Since middle school, I have read her work repeatedly for many different reasons. As a student of literature, I admire her prose, her style. I appreciate the contributions she made to the novel genre, her satire and social critique combined with her compassion and insight into the human condition.
Recently, I am drawn to her characters I think of as the good hosts: Elinor Dashwood, Mr. Knightley, Colonel Brandon, characters who quietly but actively care for their communities, who address the needs of others. As I get older, I appreciate more and more these qualities in people, which I think reading Jane Austen has helped me to recognize as strength and goodness.
Still, I never planned to teach an Honors seminar specifically on her work until a few students saw my Jane Austen action figure on the bookshelf and asked me to do so.
That class has turned out to be an enormously satisfying experience (personally and professionally) every time I teach it.
Favorite spots on campus
The classroom and the library stacks – I love the smell of all those books, all those ideas and stories.
Pet Peeve
A lack of generosity.
Guilty Pleasures
Maroon 5 and peanut butter cup ice cream.
Surprising moment on campus
While chatting with a friend on the FDH elevator, a man riding with us turned to me and asked if I was from Massachusetts. How could he tell? I don’t have a Boston accent! He grew up in a neighboring town and said I sounded “like home.”
Reading recommendations
Sometimes books appear in our lives when we need them most. Here are three books I found when I was young, and that I return to over and over again: Thomas Hardy’s Jude the Obscure, Jane Austen’s Emma, George Eliot’s Middlemarch.

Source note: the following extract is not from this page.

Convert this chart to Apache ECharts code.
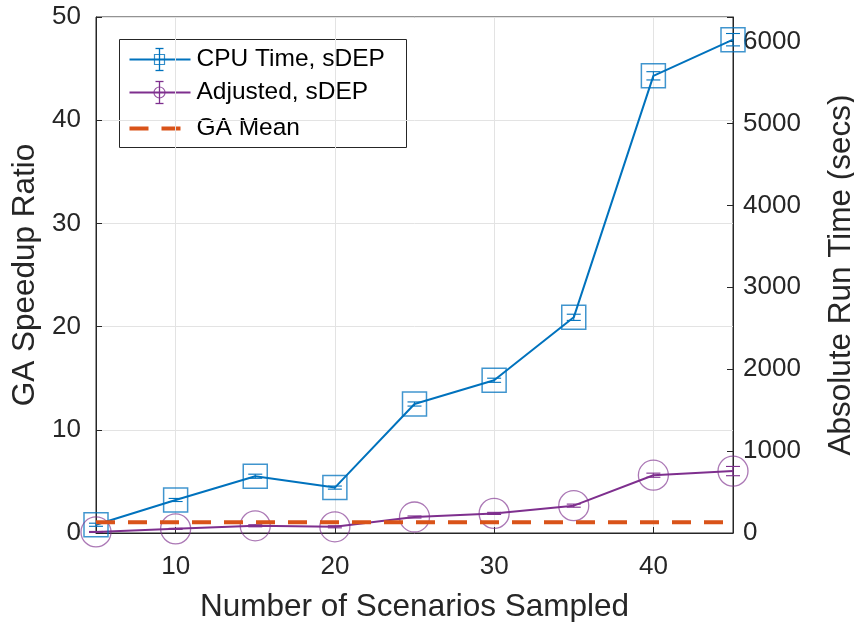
<!DOCTYPE html>
<html>
<head>
<meta charset="utf-8">
<script src="https://cdn.jsdelivr.net/npm/echarts@6/dist/echarts.min.js"></script>
<style>
  html, body { margin: 0; padding: 0; background: #ffffff; }
  #chart { width: 854px; height: 622px; }
</style>
</head>
<body>
<div id="chart"></div>
<script>
// Number of scenarios sampled (x values)
const scenarios = [5, 10, 15, 20, 25, 30, 35, 40, 45];
// GA speedup ratio, CPU time basis (sDEP)
const cpuTime = [0.8, 3.2, 5.5, 4.4, 12.5, 14.8, 20.9, 44.3, 47.8];
const cpuErr = [0.15, 0.15, 0.2, 0.15, 0.2, 0.2, 0.3, 0.4, 0.6];
// GA speedup ratio, adjusted (sDEP)
const adjusted = [0.1, 0.4, 0.7, 0.6, 1.55, 1.9, 2.65, 5.6, 6.0];
const adjErr = [0.05, 0.05, 0.1, 0.1, 0.1, 0.1, 0.15, 0.2, 0.45];
// GA mean reference level
const gaMean = 1.05;
// Axis ranges
const xRange = [5, 45];
const leftRange = [0, 50];
const rightRange = [0, 6300];

const FONT = '"Liberation Sans", Arial, Helvetica, sans-serif';
const AX = '#262626';
const BLUE = '#0072BD';
const PURPLE = '#7E2F8E';
const ORANGE = '#D95319';
const TITLE_SIZE = 31.5;

function errorBars(values, errs, color) {
  return {
    type: 'custom',
    z: 4,
    silent: true,
    data: scenarios.map((x, i) => [x, values[i] - errs[i], values[i] + errs[i]]),
    renderItem: function (params, api) {
      const x = api.value(0);
      const lo = api.coord([x, api.value(1)]);
      const hi = api.coord([x, api.value(2)]);
      const hw = 7;
      const style = { stroke: color, lineWidth: 1.1, fill: 'none' };
      return {
        type: 'group',
        children: [
          { type: 'line', shape: { x1: lo[0], y1: lo[1], x2: hi[0], y2: hi[1] }, style: style },
          { type: 'line', shape: { x1: lo[0] - hw, y1: lo[1], x2: lo[0] + hw, y2: lo[1] }, style: style },
          { type: 'line', shape: { x1: hi[0] - hw, y1: hi[1], x2: hi[0] + hw, y2: hi[1] }, style: style }
        ]
      };
    }
  };
}

const chart = echarts.init(document.getElementById('chart'), null, { renderer: 'canvas' });

// Legend box drawn with graphic primitives
const legendLeft = 119, legendTop = 39;
const rowY = [20, 53, 89];
const legendGraphics = {
  type: 'group',
  left: legendLeft,
  top: legendTop,
  z: 100,
  children: [
    { type: 'rect', shape: { x: 0, y: 0, width: 287, height: 108 },
      style: { fill: '#ffffff', stroke: AX, lineWidth: 1 } },
    // CPU time sample
    { type: 'line', shape: { x1: 10, y1: rowY[0], x2: 71, y2: rowY[0] }, style: { stroke: BLUE, lineWidth: 2 } },
    { type: 'line', shape: { x1: 40, y1: rowY[0] - 11, x2: 40, y2: rowY[0] + 11 }, style: { stroke: BLUE, lineWidth: 1.3 } },
    { type: 'line', shape: { x1: 36, y1: rowY[0] - 11, x2: 44, y2: rowY[0] - 11 }, style: { stroke: BLUE, lineWidth: 1.3 } },
    { type: 'line', shape: { x1: 36, y1: rowY[0] + 11, x2: 44, y2: rowY[0] + 11 }, style: { stroke: BLUE, lineWidth: 1.3 } },
    { type: 'rect', shape: { x: 35, y: rowY[0] - 5, width: 10, height: 10 }, style: { fill: 'none', stroke: 'rgba(0,114,189,0.8)', lineWidth: 1.2 } },
    { type: 'text', style: { x: 77, y: rowY[0], text: 'CPU Time, sDEP', font: '24.5px ' + FONT, fill: '#000000', verticalAlign: 'middle' } },
    // Adjusted sample
    { type: 'line', shape: { x1: 10, y1: rowY[1], x2: 71, y2: rowY[1] }, style: { stroke: PURPLE, lineWidth: 2 } },
    { type: 'line', shape: { x1: 40, y1: rowY[1] - 11, x2: 40, y2: rowY[1] + 11 }, style: { stroke: PURPLE, lineWidth: 1.3 } },
    { type: 'line', shape: { x1: 36, y1: rowY[1] - 11, x2: 44, y2: rowY[1] - 11 }, style: { stroke: PURPLE, lineWidth: 1.3 } },
    { type: 'line', shape: { x1: 36, y1: rowY[1] + 11, x2: 44, y2: rowY[1] + 11 }, style: { stroke: PURPLE, lineWidth: 1.3 } },
    { type: 'circle', shape: { cx: 40, cy: rowY[1], r: 5.5 }, style: { fill: 'none', stroke: 'rgba(126,47,142,0.8)', lineWidth: 1.2 } },
    { type: 'text', style: { x: 77, y: rowY[1], text: 'Adjusted, sDEP', font: '24.5px ' + FONT, fill: '#000000', verticalAlign: 'middle' } },
    // GA mean sample
    { type: 'line', shape: { x1: 10, y1: rowY[2], x2: 71, y2: rowY[2] }, style: { stroke: ORANGE, lineWidth: 4, lineDash: [19, 13] } },
    { type: 'text', style: { x: 77, y: rowY[2], text: 'GA Mean', font: '24.5px ' + FONT, fill: '#000000', verticalAlign: 'middle' } }
  ]
};

const option = {
  backgroundColor: '#ffffff',
  animation: false,
  textStyle: { fontFamily: FONT },
  grid: {
    left: 96, right: 121, top: 17, bottom: 89,
    containLabel: false,
    outerBoundsMode: 'none',
    show: true, borderColor: AX, borderWidth: 1, backgroundColor: '#ffffff'
  },
  xAxis: {
    type: 'value',
    min: xRange[0], max: xRange[1],
    splitNumber: 4,
    name: 'Number of Scenarios Sampled',
    nameLocation: 'middle',
    nameGap: 58,
    nameTextStyle: { fontSize: TITLE_SIZE, color: AX, fontFamily: FONT },
    axisLine: { show: true, lineStyle: { color: AX, width: 1 } },
    axisTick: { show: true, inside: true, length: 6, lineStyle: { color: AX } },
    axisLabel: {
      fontSize: 26, color: AX, margin: 21, fontFamily: FONT,
      formatter: v => (v % 10 === 0 ? String(v) : '')
    },
    splitLine: { show: true, lineStyle: { color: '#e3e3e3', width: 1 } }
  },
  yAxis: [
    {
      type: 'value',
      min: leftRange[0], max: leftRange[1], interval: 10,
      position: 'left',
      name: 'GA Speedup Ratio',
      nameLocation: 'middle',
      nameGap: 40,
      nameTextStyle: { fontSize: TITLE_SIZE, color: AX, fontFamily: FONT },
      axisLine: { show: true, lineStyle: { color: AX, width: 1 } },
      axisTick: { show: true, inside: true, length: 6, lineStyle: { color: AX } },
      axisLabel: { fontSize: 26, color: AX, margin: 15, fontFamily: FONT },
      splitLine: { show: true, lineStyle: { color: '#e3e3e3', width: 1 } }
    },
    {
      type: 'value',
      min: rightRange[0], max: rightRange[1], interval: 1000,
      position: 'right',
      name: 'Absolute Run Time (secs)',
      nameLocation: 'middle',
      nameGap: 92,
      nameRotate: 90,
      nameTextStyle: { fontSize: TITLE_SIZE, color: AX, fontFamily: FONT },
      axisLine: { show: true, lineStyle: { color: AX, width: 1 } },
      axisTick: { show: true, inside: true, length: 6, lineStyle: { color: AX } },
      axisLabel: {
        fontSize: 26, color: AX, margin: 10, fontFamily: FONT,
        formatter: v => (v % 1000 === 0 ? String(v) : '')
      },
      splitLine: { show: false }
    }
  ],
  graphic: [legendGraphics],
  series: [
    {
      name: 'CPU Time, sDEP',
      type: 'line',
      yAxisIndex: 0,
      data: scenarios.map((x, i) => [x, cpuTime[i]]),
      symbol: 'rect',
      symbolSize: 24,
      lineStyle: { color: BLUE, width: 2 },
      itemStyle: { color: 'rgba(0,0,0,0)', borderColor: 'rgba(0,114,189,0.75)', borderWidth: 1.5 },
      z: 3,
      clip: false
    },
    errorBars(cpuTime, cpuErr, BLUE),
    {
      name: 'Adjusted, sDEP',
      type: 'line',
      yAxisIndex: 0,
      data: scenarios.map((x, i) => [x, adjusted[i]]),
      symbol: 'circle',
      symbolSize: 30,
      lineStyle: { color: PURPLE, width: 2 },
      itemStyle: { color: 'rgba(0,0,0,0)', borderColor: 'rgba(126,47,142,0.65)', borderWidth: 1.3 },
      z: 3,
      clip: false
    },
    errorBars(adjusted, adjErr, PURPLE),
    {
      name: 'GA Mean',
      type: 'line',
      yAxisIndex: 0,
      data: [[xRange[0], gaMean], [xRange[1], gaMean]],
      symbol: 'none',
      lineStyle: { color: ORANGE, width: 4, type: [19, 13] },
      z: 5
    }
  ]
};

chart.setOption(option);
</script>
</body>
</html>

This list is not exclusive, not the three best books ever, but three books that have meant a lot to me over the years. What I realize now about these works – they focus on the importance of generosity, of kindness as strength.
Most frequent advice you offer students
Beware the tyranny of the GPA. Try not to worry if “it” is on the test. If your focus is solely on grades and job training, something vital is lost.
Instead, please try to immerse yourself in the life of the mind, the world of ideas. Your years here at UNLV can be the most wonderful time to develop personally as well as professionally, to focus on your mind and heart.